More suggestions came from the galley, when Alexander opened the field to ideas about which exact topics this working group should cover. Some proposed legal liabilities, auto ownership standards, and insurance plans, while others sought regulations on fleet sizes, driver ratings, and vehicle markings for TNC drivers. They all came in addition to the eight ATD had already assembled, which ranged from driver requirements like background checks and drug-use policy to ensuring that all drivers are operating via an equitable service model.

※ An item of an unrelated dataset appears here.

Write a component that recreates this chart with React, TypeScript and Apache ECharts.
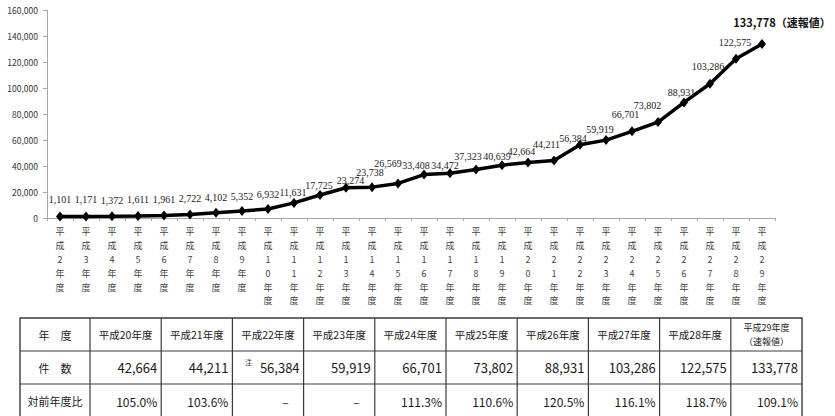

No doubt it’s a lot to cover, but it’s all deserving of proper shakeouts. Such was made abundantly clear during a 40-minute Statement-of-Interest session in which, via a series of three-minute stump speeches, attendees spoke to the issues they thought should be most relevant in the 90 days moving forward – and again on Dec. 2, 90 days after the status report comes in, when pilot program recommendations are due to City Council.

After hearing a statement from Derr in which he expressed the City’s premium on ensuring safety, equity, and reliability, others spoke about the need for TNCs as a result of insufficient cab numbers and a general lack of rule-following from that industry. Two teachers addressed TNCs’ ability to offer supplemental income to those who who may need it. Boone Blocker, with the Urban Transportation Commission and Capital Metro Access Board, said that TNCs need to find a way to cater to all residents, including those disabled, while Joe Woods, vice president of the Property Casualty Insurers Association of America, directed attention towards potential gaps in coverage that may exist with TNC drivers.

“There are going to be legal questions as to whether when you’re patrolling for rides if you’re actually in a commercial endeavor, or if you’re only in a commercial endeavor when you have somebody sitting in your car,” he explained when we spoke on the phone last week. “You don’t have personal insurance when you’re carrying a paying passenger.”

The most memorable offering came from Joan Means Khabele, a representative of the Austin Cab Company and the daughter of the longtime Tillotson University educator Dr. James Means and the activist Bertha Means. She spoke of the targeted pickups that may occur when private drivers become paid chauffeurs around the city.

“They say these will be nice cars: BMWs, Mercedes, Lexus,” she said. “Do you think somebody with a nice car will pick up somebody who’s stinking drunk? They don’t want to clean that mess.”

ATD now plans to whittle the TNC Working Group pool down to a viable crew of contributors and attempt the unenviable task of coordinating everybody’s schedules. That group’s first meeting should occur in the next two or three weeks.